As of the adoption date of this Recovery Policy, the Trust neither awards any Incentive-Based Compensation to nor does it have any compensation arrangement with any individual. However, the Trust is adopting this Recovery Policy in order to comply with the applicable Rules of the Cboe BZX (the “Exchange”) (and any other securities exchange on which the Trust’s interests are listed in the future), which such Recovery Policy will only apply in the event an Executive Officer of the Trust is awarded any Incentive-Based Compensation that is paid by the Trust.
II. Formal Citation of the Rule
Cboe BZX Rule 14.10(k), adopted in accordance with Rule 10D-1 under the Exchange Act
III. Responsible Compliance Officer
Fidelity Digital Asset Management (“FDAM”) Compliance Officer
IV. Policy and Procedures
This Recovery Policy applies to all Executive Officers of the Trust (see Section V - Scope & Definitions) and outlines the procedures and principles that would be followed in the event of such compensation being awarded by the Trust in the future.
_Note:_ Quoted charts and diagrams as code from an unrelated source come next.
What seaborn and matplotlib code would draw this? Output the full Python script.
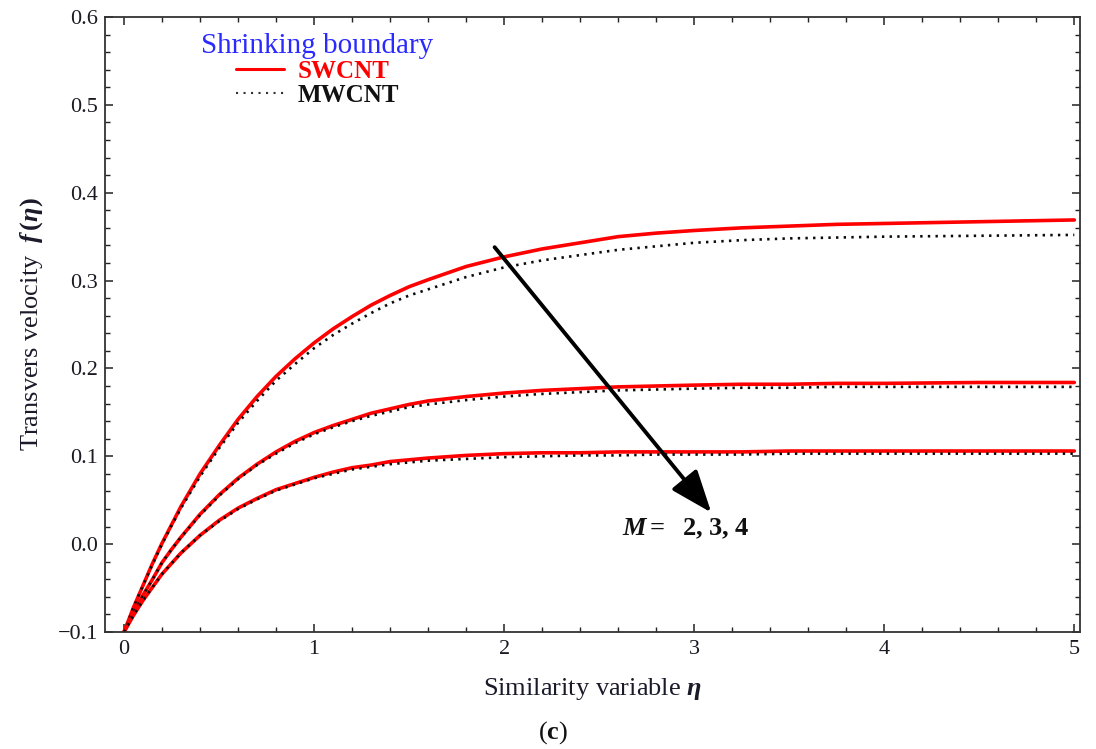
import matplotlib
matplotlib.use("Agg")
import matplotlib.pyplot as plt
from matplotlib.lines import Line2D
from matplotlib.ticker import MultipleLocator, FuncFormatter
import pandas as pd
import seaborn as sns

# similarity variable
eta = [0, 0.05, 0.1, 0.15, 0.2, 0.25, 0.3, 0.4, 0.5, 0.6, 0.7, 0.8, 0.9, 1.0,
       1.1, 1.2, 1.3, 1.4, 1.5, 1.6, 1.8, 2.0, 2.2, 2.4, 2.6, 2.8, 3.0,
       3.25, 3.5, 3.75, 4.0, 4.5, 5.0]

# transverse velocity f(eta), M = 2, 3, 4
swcnt_m2 = [-0.100, -0.072, -0.047, -0.022, 0.001, 0.022, 0.043, 0.080, 0.112, 0.142,
            0.168, 0.191, 0.211, 0.229, 0.245, 0.259, 0.272, 0.283, 0.293, 0.301,
            0.316, 0.327, 0.336, 0.343, 0.350, 0.354, 0.357, 0.360, 0.362, 0.364,
            0.365, 0.367, 0.369]
mwcnt_m2 = [-0.100, -0.072, -0.047, -0.023, 0.000, 0.021, 0.041, 0.077, 0.109, 0.138,
            0.163, 0.186, 0.205, 0.223, 0.238, 0.251, 0.263, 0.274, 0.283, 0.290,
            0.304, 0.315, 0.323, 0.329, 0.335, 0.339, 0.343, 0.346, 0.348, 0.349,
            0.350, 0.351, 0.352]
swcnt_m3 = [-0.100, -0.078, -0.058, -0.040, -0.021, -0.006, 0.008, 0.034, 0.056, 0.075,
            0.091, 0.105, 0.117, 0.127, 0.135, 0.142, 0.149, 0.154, 0.159, 0.163,
            0.168, 0.172, 0.175, 0.177, 0.179, 0.180, 0.181, 0.182, 0.182, 0.183,
            0.183, 0.184, 0.184]
mwcnt_m3 = [-0.100, -0.078, -0.058, -0.040, -0.021, -0.006, 0.008, 0.033, 0.055, 0.074,
            0.090, 0.103, 0.115, 0.125, 0.133, 0.140, 0.146, 0.151, 0.156, 0.159,
            0.164, 0.168, 0.171, 0.173, 0.175, 0.176, 0.177, 0.178, 0.178, 0.179,
            0.179, 0.179, 0.179]
swcnt_m4 = [-0.100, -0.081, -0.064, -0.049, -0.034, -0.022, -0.010, 0.010, 0.027, 0.041,
            0.052, 0.062, 0.069, 0.076, 0.082, 0.087, 0.090, 0.094, 0.096, 0.098,
            0.101, 0.103, 0.104, 0.104, 0.105, 0.105, 0.105, 0.105, 0.106, 0.106,
            0.106, 0.106, 0.106]
mwcnt_m4 = [-0.100, -0.081, -0.064, -0.049, -0.034, -0.022, -0.010, 0.010, 0.026, 0.040,
            0.051, 0.061, 0.068, 0.075, 0.080, 0.085, 0.088, 0.091, 0.093, 0.095,
            0.097, 0.099, 0.100, 0.101, 0.101, 0.102, 0.102, 0.102, 0.103, 0.103,
            0.103, 0.103, 0.103]

sns.set_theme(style="ticks")
plt.rcParams["font.family"] = ["Liberation Serif", "DejaVu Serif"]
plt.rcParams["mathtext.fontset"] = "custom"
plt.rcParams["mathtext.rm"] = "Liberation Serif:bold"
plt.rcParams["mathtext.it"] = "Liberation Serif:italic:bold"
plt.rcParams["mathtext.bf"] = "Liberation Serif:bold"

fig = plt.figure(figsize=(10.96, 7.49), dpi=100)
ax = fig.add_axes([0.0958, 0.1562, 0.8896, 0.8211])

# red solid = SWCNT, black dotted = MWCNT
for sw, mw in [(swcnt_m2, mwcnt_m2), (swcnt_m3, mwcnt_m3), (swcnt_m4, mwcnt_m4)]:
    df = pd.DataFrame({"eta": eta, "SWCNT": sw, "MWCNT": mw})
    sns.lineplot(data=df, x="eta", y="SWCNT", ax=ax, color="#ff0000", lw=2.6,
                 estimator=None, sort=False)
    sns.lineplot(data=df, x="eta", y="MWCNT", ax=ax, color="#0a0a0a", lw=1.9,
                 estimator=None, sort=False, linestyle=(0, (0.9, 2.0)))

ax.set_xlim(-0.1, 5.03)
ax.set_ylim(-0.1, 0.6)

ax.xaxis.set_major_locator(MultipleLocator(1))
ax.xaxis.set_minor_locator(MultipleLocator(0.2))
ax.yaxis.set_major_locator(MultipleLocator(0.1))
ax.yaxis.set_minor_locator(MultipleLocator(0.02))
ax.yaxis.set_major_formatter(FuncFormatter(lambda v, p: f"{v:.1f}".replace("-", "\u2212")))

ax.tick_params(which="both", direction="in", top=True, right=True,
               color="#222222", labelsize=16, labelcolor="#1a1a22")
ax.tick_params(which="major", length=6, width=1.1)
ax.tick_params(which="minor", length=3.6, width=1.0)
ax.tick_params(axis="x", pad=6)
ax.tick_params(axis="y", pad=5)
for sp in ax.spines.values():
    sp.set_color("#333333")
    sp.set_linewidth(1.3)

ax.set_xlabel(r"Similarity variable $\eta$", fontsize=19, color="#1a1a2a", labelpad=12)
ax.set_ylabel(r"Transvers velocity  $f\,(\eta)$", fontsize=19, color="#1a1a2a", labelpad=9)

# arrow and M label
ax.annotate("", xy=(3.09, 0.036), xytext=(1.95, 0.338),
            arrowprops=dict(arrowstyle="-|>,head_length=1.3,head_width=0.5",
                            color="black", lw=2.8, mutation_scale=20,
                            shrinkA=0, shrinkB=0))
ax.text(2.62, 0.017, r"$M =$  2, 3, 4", fontsize=19, fontweight="bold",
        ha="left", va="center", color="#111111")

handles = [Line2D([], [], color="#ff0000", lw=2.2),
           Line2D([], [], color="#333333", lw=1.5, linestyle=(0, (1.0, 2.6)))]
leg = ax.legend(handles, ["SWCNT", "MWCNT"], title="Shrinking boundary",
                loc="upper left", bbox_to_anchor=(0.086, 0.995), frameon=False,
                borderpad=0, handlelength=1.9, handletextpad=0.55,
                labelspacing=0.05,
                prop={"family": "Liberation Serif", "weight": "bold", "size": 18},
                title_fontproperties={"family": "Liberation Serif", "size": 21})
leg.get_title().set_color("#2a2aff")
leg.get_texts()[0].set_color("#ff0000")
leg.get_texts()[1].set_color("#111111")

fig.text(0.505, 1 - 733 / 749, r"($\mathbf{c}$)", fontsize=19,
         ha="center", va="center", color="#111111")

fig.savefig("out.png", dpi=100)
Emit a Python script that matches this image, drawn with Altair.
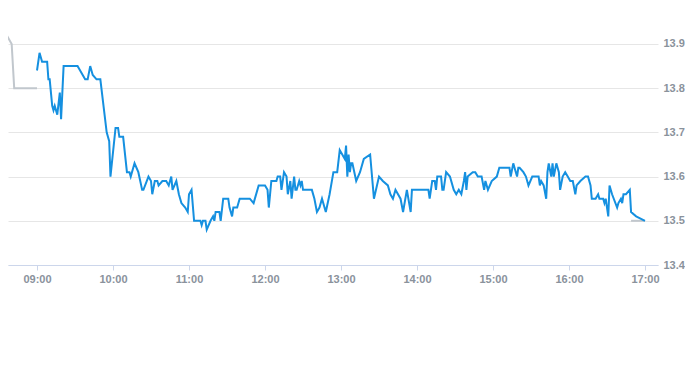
import altair as alt
import pandas as pd

DAY = "2024-01-02T"

# Intraday (blue) series
main_times = [
    "09:00", "09:02", "09:04", "09:08", "09:09", "09:10", "09:12", "09:13", "09:14", "09:16",
    "09:18", "09:19", "09:21", "09:32", "09:38", "09:40", "09:42", "09:44", "09:47", "09:50",
    "09:55", "09:57", "09:58", "10:02", "10:04", "10:05", "10:08", "10:11", "10:13", "10:14",
    "10:17", "10:20", "10:23", "10:24", "10:28", "10:30", "10:31", "10:33", "10:35", "10:36",
    "10:39", "10:42", "10:44", "10:46", "10:47", "10:50", "10:52", "10:54", "10:57", "10:59",
    "11:00", "11:02", "11:04", "11:09", "11:10", "11:11", "11:13", "11:14", "11:17", "11:19",
    "11:20", "11:21", "11:24", "11:25", "11:27", "11:31", "11:32", "11:34", "11:35", "11:38",
    "11:40", "11:48", "11:51", "11:55", "12:00", "12:02", "12:03", "12:05", "12:07", "12:09",
    "12:10", "12:12", "12:13", "12:15", "12:17", "12:18", "12:20", "12:21", "12:23", "12:24",
    "12:25", "12:27", "12:28", "12:29", "12:30", "12:37", "12:39", "12:41", "12:43", "12:45",
    "12:48", "12:51", "12:54", "12:57", "12:59", "13:01", "13:03", "13:04", "13:05", "13:06",
    "13:07", "13:08", "13:09", "13:12", "13:15", "13:18", "13:23", "13:26", "13:30", "13:33",
    "13:37", "13:39", "13:41", "13:43", "13:47", "13:49", "13:52", "13:55", "13:56", "14:09",
    "14:10", "14:12", "14:14", "14:15", "14:16", "14:19", "14:20", "14:21", "14:23", "14:26",
    "14:29", "14:31", "14:33", "14:35", "14:37", "14:38", "14:39", "14:40", "14:44", "14:46",
    "14:48", "14:51", "14:53", "14:54", "14:56", "14:59", "15:03", "15:05", "15:07", "15:13",
    "15:14", "15:16", "15:17", "15:19", "15:20", "15:21", "15:24", "15:26", "15:28", "15:31",
    "15:36", "15:37", "15:38", "15:40", "15:42", "15:43", "15:44", "15:46", "15:47", "15:48",
    "15:50", "15:51", "15:52", "15:53", "15:55", "15:57", "15:59", "16:01", "16:03", "16:05",
    "16:06", "16:09", "16:13", "16:15", "16:17", "16:18", "16:21", "16:23", "16:24", "16:27",
    "16:28", "16:29", "16:30", "16:31", "16:32", "16:34", "16:38", "16:39", "16:41", "16:42",
    "16:43", "16:45", "16:48", "16:49", "16:53", "17:00",
]
main_prices = [
    13.84, 13.88, 13.86, 13.86, 13.82, 13.82, 13.76, 13.75, 13.76, 13.74,
    13.79, 13.73, 13.85, 13.85, 13.82, 13.82, 13.85, 13.83, 13.82, 13.82,
    13.70, 13.68, 13.60, 13.71, 13.71, 13.69, 13.69, 13.61, 13.61, 13.60,
    13.63, 13.61, 13.57, 13.57, 13.60, 13.59, 13.56, 13.59, 13.59, 13.58,
    13.59, 13.59, 13.58, 13.60, 13.57, 13.59, 13.56, 13.54, 13.53, 13.52,
    13.56, 13.57, 13.50, 13.50, 13.49, 13.50, 13.50, 13.48, 13.50, 13.51,
    13.50, 13.52, 13.52, 13.50, 13.55, 13.55, 13.53, 13.51, 13.53, 13.53,
    13.55, 13.55, 13.54, 13.58, 13.58, 13.57, 13.53, 13.59, 13.59, 13.59,
    13.60, 13.60, 13.57, 13.61, 13.60, 13.56, 13.59, 13.55, 13.60, 13.57,
    13.57, 13.59, 13.58, 13.59, 13.57, 13.57, 13.55, 13.52, 13.53, 13.55,
    13.52, 13.56, 13.61, 13.61, 13.66, 13.65, 13.64, 13.67, 13.60, 13.65,
    13.61, 13.63, 13.63, 13.59, 13.61, 13.64, 13.65, 13.55, 13.60, 13.59,
    13.58, 13.56, 13.55, 13.57, 13.55, 13.52, 13.57, 13.52, 13.57, 13.57,
    13.55, 13.59, 13.59, 13.57, 13.60, 13.60, 13.57, 13.57, 13.61, 13.60,
    13.57, 13.56, 13.57, 13.56, 13.59, 13.61, 13.57, 13.60, 13.61, 13.61,
    13.60, 13.60, 13.57, 13.59, 13.57, 13.59, 13.60, 13.62, 13.62, 13.62,
    13.60, 13.63, 13.62, 13.60, 13.62, 13.62, 13.61, 13.60, 13.58, 13.60,
    13.60, 13.58, 13.59, 13.58, 13.55, 13.61, 13.63, 13.60, 13.63, 13.60,
    13.63, 13.62, 13.61, 13.57, 13.60, 13.61, 13.60, 13.59, 13.59, 13.56,
    13.58, 13.59, 13.60, 13.60, 13.58, 13.55, 13.55, 13.56, 13.55, 13.55,
    13.54, 13.55, 13.53, 13.51, 13.58, 13.56, 13.53, 13.54, 13.55, 13.54,
    13.56, 13.56, 13.57, 13.52, 13.51, 13.50,
]

# Pre-market and after-hours (grey) series
pre_times = ["08:30", "08:40", "08:42", "09:00"]
pre_prices = [13.95, 13.90, 13.80, 13.80]
post_times = ["16:49", "17:00"]
post_prices = [13.50, 13.50]

hour_ticks = [9, 10, 11, 12, 13, 14, 15, 16, 17]
y_ticks = [13.4, 13.5, 13.6, 13.7, 13.8, 13.9]

main_df = pd.DataFrame({"t": [DAY + t for t in main_times], "p": main_prices})
grey_df = pd.DataFrame({
    "t": [DAY + t for t in pre_times] + [DAY + t for t in post_times],
    "p": pre_prices + post_prices,
    "seg": ["pre"] * len(pre_times) + ["post"] * len(post_times),
})

x_scale = alt.Scale(
    domain=[
        alt.DateTime(year=2024, month=1, date=2, hours=8, minutes=37, seconds=6),
        alt.DateTime(year=2024, month=1, date=2, hours=17, minutes=10, seconds=16),
    ]
)
y_scale = alt.Scale(domain=[13.4, 13.9814], zero=False, nice=False)

x_axis = alt.Axis(
    values=[alt.DateTime(year=2024, month=1, date=2, hours=h) for h in hour_ticks],
    format="%H:%M",
    title=None,
    grid=False,
    domainColor="#ccd6eb",
    tickColor="#ccd6eb",
    tickSize=5,
    labelPadding=3,
    labelColor="#8a929c",
    labelFontSize=11,
    labelFontWeight="bold",
    labelFont="Liberation Sans",
)
y_axis = alt.Axis(
    values=y_ticks,
    format=".1f",
    orient="right",
    title=None,
    domain=False,
    ticks=False,
    tickSize=0,
    labelPadding=5,
    gridColor="#e6e6e6",
    labelColor="#8a929c",
    labelFontSize=11,
    labelFontWeight="bold",
    labelFont="Liberation Sans",
    labelAlign="left",
)

grey = alt.Chart(grey_df).mark_line(color="#c1c7cd", strokeWidth=2, clip=True).encode(
    x=alt.X("t:T", scale=x_scale, axis=x_axis),
    y=alt.Y("p:Q", scale=y_scale, axis=y_axis),
    detail="seg:N",
)
blue = alt.Chart(main_df).mark_line(color="#1590e0", strokeWidth=2, clip=True).encode(
    x=alt.X("t:T", scale=x_scale),
    y=alt.Y("p:Q", scale=y_scale),
)

chart = (
    alt.layer(grey, blue)
    .properties(width=650, height=257, padding=0, background="white")
    .configure_view(stroke=None)
)

chart.save("out.html", embed_options={"renderer": "svg", "actions": False})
FDFM, as Sponsor of the Trust, commits to promptly recover erroneously awarded Incentive-Based Compensation paid by the Trust. FDFM will initiate a recovery process in the event the Trust is obligated to prepare an accounting restatement due to material noncompliance with securities laws, encompassing corrections of material errors in previously issued financial statements or addressing errors that would result in a material misstatement if uncorrected in the current period.
FDFM will adhere to the below subsequent recovery steps in the event there is a need to recover erroneously awarded compensation:
FDFM will initiate the recovery process promptly upon the discovery of errors or violations and work towards recovering the amount within a reasonable timeframe. As part of the repayment mechanism, the recovered amount may be deducted from future Incentive-Based Compensation or any other compensation due to the Executive Officer. In cases where recovery through future compensation is not feasible, the officer may be obligated to repay the amount directly to the Trust or FDFM, as applicable.
FDFM will communicate the recovery action to shareholders, regulatory bodies, and other stakeholders as required by applicable laws and regulations. Transparency will be maintained to the extent permitted by law. The Trust will file all disclosures with respect to the Recovery Policy in accordance with the requirements of the Federal securities laws, including any disclosure required by the applicable regulatory filings.
FDFM will review this policy periodically and make any necessary amendments to comply with changes in regulations or best practices.
From time to time, Asset Management Treasurer’s Office will monitor for any Incentive Based Compensation paid by the Trust and will notify FDAM Compliance of any such compensation.
V. Scope and Definitions
(a) After beginning service as an Executive Officer of the Trust;
(b) Who served as an Executive Officer of the Trust at any time during the performance period for that Incentive-Based Compensation;
(c) While the Trust has a class of securities listed on a national securities exchange or a national securities association; and
(d) During the three completed fiscal years immediately preceding the date that the Trust is required to prepare an accounting restatement as described in paragraph (k)(1) of Cboe Rule 14.10. In addition to these last three completed fiscal years, this Recovery Policy applies to any transition period (that results from a change in the Trust’s fiscal year) within or immediately following those three completed fiscal years. However, a transition period between the last day of the Trust’s previous fiscal year end and the first day of its new fiscal year that comprises a period of nine to 12 months is be deemed a completed fiscal year. The Trust’s obligation to recover erroneously awarded compensation is not dependent on if or when the restated financial statements are filed.